Mini Design Challenge I: Who’s That?
So, I was going to make this a post, but I’ve decided that, instead, I’m going to ask it as a mini design challenge, something like what Eric Zimmerman does at GDC, but for everyone that reads my blog, and more focused on themes or techniques that are common in traditional media, but haven’t found a real home yet in games. I’m hoping to be able to do one of these every Monday, so make sure to check back for new mini design challenges!
This first mini design challenge is about anonymity. In plays and movies, directors can sometimes make a great artistic impact by creating anonymous actors: the “every man” so to speak. Specifically, I’m thinking about the play and movies based on Shakespeare’s Titus Andronicus, both directed by Julie Taymor (of Lion King on Broadway fame). In the play, there’s a scene where Titus is pleading with a group of town’s people to spare the lives of his sons as they are carted off to be executed. When Taymor directed this, in the stage version she made all of the people stone statues that were rolled across stage, and in the movie version the camera never faces the town’s people’s faces, and ends with Anthony Hopkins on the ground as their feet walk around him. Because of this anonymity, we don’t feel any connection with the town’s people, and in fact see them as cold and uncaring toward the old man’s plight.
Anonymity is also used frequently in the movie Brazil. Director Terry Gilliam directs everyone very similarly and in similar costumes, including the main character, though most of the time the extra’s faces are hidden behind darker lighting. This makes them seam like industrial robots, uncaring and unfeeling toward everyone, much less a crazy main character. In my mind, it is very similar to how a 1984 or Brave New World movie would be directed: everyone the same, going through the motions of daily life, uncaring and unfeeling.

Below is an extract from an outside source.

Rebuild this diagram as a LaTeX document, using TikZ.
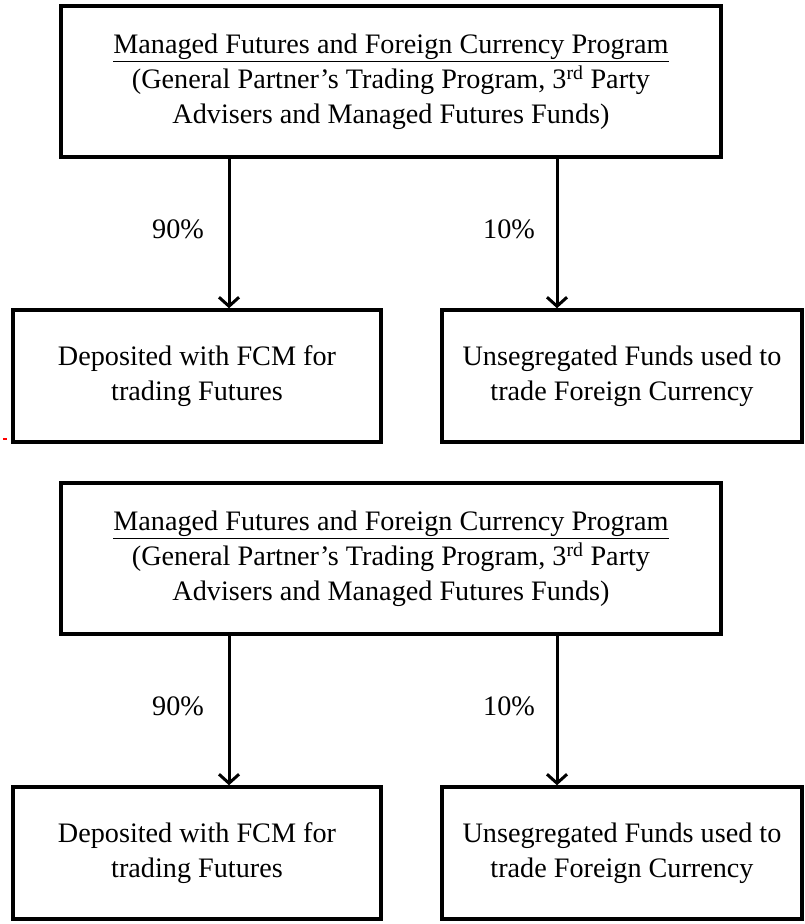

So the question (or challenge) is, how can we use anonymity in games to similar artistic advantage? In what ways are we already using anonymity (either purposefully or not) in ways other than creating cannon fodder? Can we make characters in games that are just anonymous enough in a situation that the player wants their help, but find them uncaring an unmovable? \How would you make a game made up almost completely of anonymous NPCs, and what artistic purpose would you want it to serve?